Time and Space Complexity
- We are looping each element with all its next elements like n(n-1) + n-1(n-2) + n-2(n-3) ... => n(n-1)/2 => O(n^2)
- We are just using one extra variable isFound so space complexity = O(1)
2. Using Sorting O(nlogn)
In this approach we sort the given array in ascending order and maintain two indices one at lowest(0) and another at highest(Array.length - 1) and check until lower index is less than higher index.
function findSum(arr, k){
//Sort the array (Inbuilt function)
arr.sort();
//Maintain two index
var low = 0;
var high = arr.length - 1;
//Initialize to false
var isFound = false;
//loop till low < high
while(low < high){
//if pair is found
if(arr[low] + arr[high] === k){
isFound = true;
break;
}
//reduce the search array
if(arr[low] + arr[high] < k){
low++;
}else{
high--;
}
}
return isFound;
}
console.log(findSum([15, 4, 9 ,3 ,2, 12, 11, 14, 21, 24, 1, 10], 25));
console.log(findSum([15, 4, 9 ,3 ,2, 12, 11, 14, 21, 24, 1, 10], 100));
Output: true false
Time complexity: O(nlogn).
Space complexity: O(1).
Explanation
Example 1 After Sorting: arr = [1, 2, 3, 4, 9, 10, 11, 12, 14, 15, 21, 24] k = 25
- We will start by adding first(low) and last element(high) in the array
- arr[low] + arr[high] = 1 + 24 = 25
- It is equal to k so break the loop, pair with given sum found
Example 2 After Sorting: arr = [1, 2, 3, 4, 9, 10, 11, 12, 14, 15, 21, 24] k = 100
- We will start by adding first(low) and last element(high) in the array
- arr[low] + arr[high] = 1 + 24 = 25 != k
- If arr[low] + arr[high] < k then low++, so low = 1
- Repeat the process again
- arr[low] + arr[high] = 2 + 24 = 26 != k
- If arr[low] + arr[high] < k then low++, so low = 2
- Repeat until the pair with given sum k is found, If found break else repeat
Time and Space complexity
- We are sorting the array which takes O(nlogn) and then checking with looping on each element of array which is O(n) so O(nlogn + n) = O(nlogn)

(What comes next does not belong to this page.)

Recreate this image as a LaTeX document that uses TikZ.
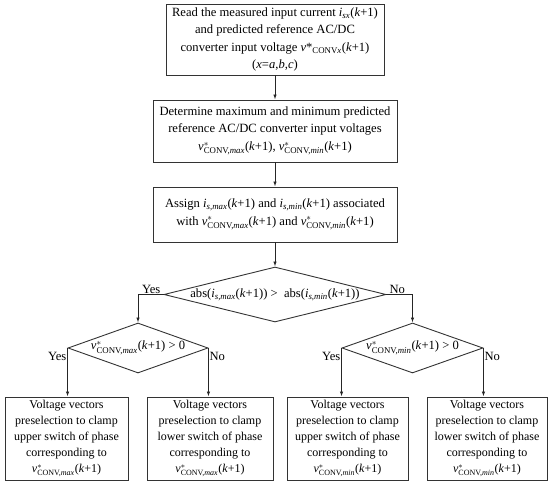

- We are just using one extra variable isFound so space complexity = O(1)
3. Using Hashing O(n)
In this approach we store each element in HashMap and also check if difference(k - arr[i]) already exits or not, if found break the loop. Using this method we can solve this in linear time O(n).
function findSum(arr, k){
//use set to store unique elements
var hashMap = new Set();
//Initialize to false
var isFound = false;
//Loop through each element
for(var i = 0; i < arr.length; i++){
//Check if difference pair already exists in hashMap
if(hashMap.has(k - arr[i])){
isFound = true;
break;
}
hashMap.add(arr[i]);
}
return isFound;
}
console.log(findSum([15, 4, 9 ,3 ,2, 12, 11, 14, 21, 24, 1, 10], 25));
console.log(findSum([15, 4, 9 ,3 ,2, 12, 11, 14, 21, 24, 1, 10], 100));
Output: true false
Time complexity: O(n).
Space complexity: O(n).
Explanation
Example 1 arr = [15, 4, 9 ,3 ,2, 12, 11, 14, 21, 24, 1, 10] k = 25
- We will start by creating new hashMap to store the unique values.
- s.has(k - arr[i]) = s.has(25 - 15 = 10), No then continue and store the arr[i] i.e 15 in s.
- Repeat until the pair with given sum k is found, If found return true else return false.
Time and Space complexity
- As worst case for searching in HashMap is O(N), Time Complexity = O(N).
- We are storing each value of array in HashMap, Space Complexity = O(N).